I had forgotten about this until I read an article today for my Information Retrieval class (Libr202).  The article is called “Teaching a Heuristic Approach to Information Retrieval” by Connie Jo Ury, Caroline V. Johnson, and Joyce A. Meldren.  This article talks about Northwest Missouri State University’s library, and how it helped students learn to research.

What I found interesting about this article is that the library didn’t teach the students how to research, it taught them to learn to research.  (did that make any sense?)  What I mean by that, is that the librarians didn’t just perform a search for the students, they taught the students how to search.  They showed the students that using different words in their searches can make all the difference in what they find.  They used bulletin boards to answer questions, but students still preferred a “live” person when they needed help.

This isn’t to say that it was easy to get started with this project.  It started out as only a study group that had assignments, including a scavenger hunt, a quiz on library policies and collections, and a physical tour of the facilities.  Some teachers made it a requirement for their class (computer science), others fought it tooth and nail (English part II). 

The thing that stood out was that it was super important to get the teachers involved in this project.  Sometimes it took negotiation, sometimes it only took a presentation at a faculty meeting, and sometimes they just jumped on board.  Either way, the students report feeling more comfortable with performing research and even just visiting the library.

I think this is something that our library should look into.  It’ll create a better tie with local schools, and continue to strengthen our claim as a place of learning.  Although I haven’t done much research into this topic, I don’t think it would take much as far as funding is concerned – we already have most of what we need.  All it would take is time and manpower.  What do you think?



  1. I think that it’s hard to synch some things with the Board of Education… That said, often of the most rewarding things are the things that require some effort.
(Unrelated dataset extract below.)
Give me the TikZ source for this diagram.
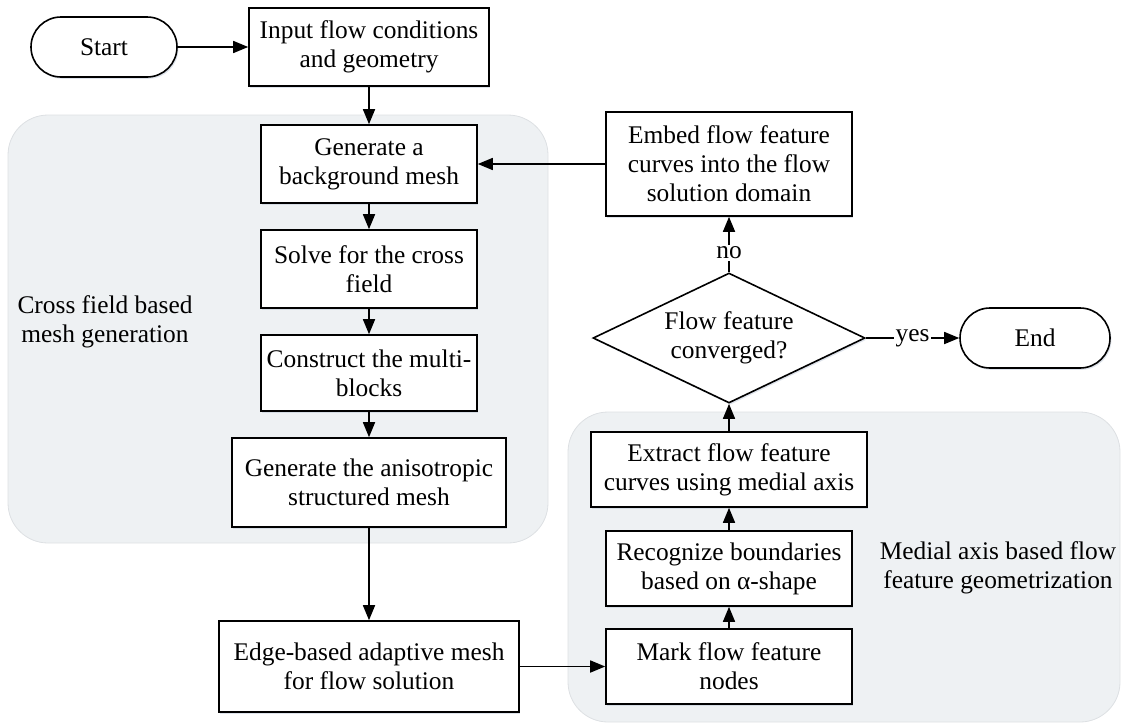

Best Wishes!

  2. I don’t think we would (necessarily) have to link with the Board if we got the teachers to make it part of their curriculum. Teachers do have some leeway in how they teach a subject, as long as they cover specific topics.

    I mean, we know that 6th graders will do a unit on Egypt, why not help them learn to do some kind of research on it? And what about High School? Isn’t that supposed to be prepping them for college? Part of college is doing research, if we give them a leg up, they’ll be ahead of some of their peers.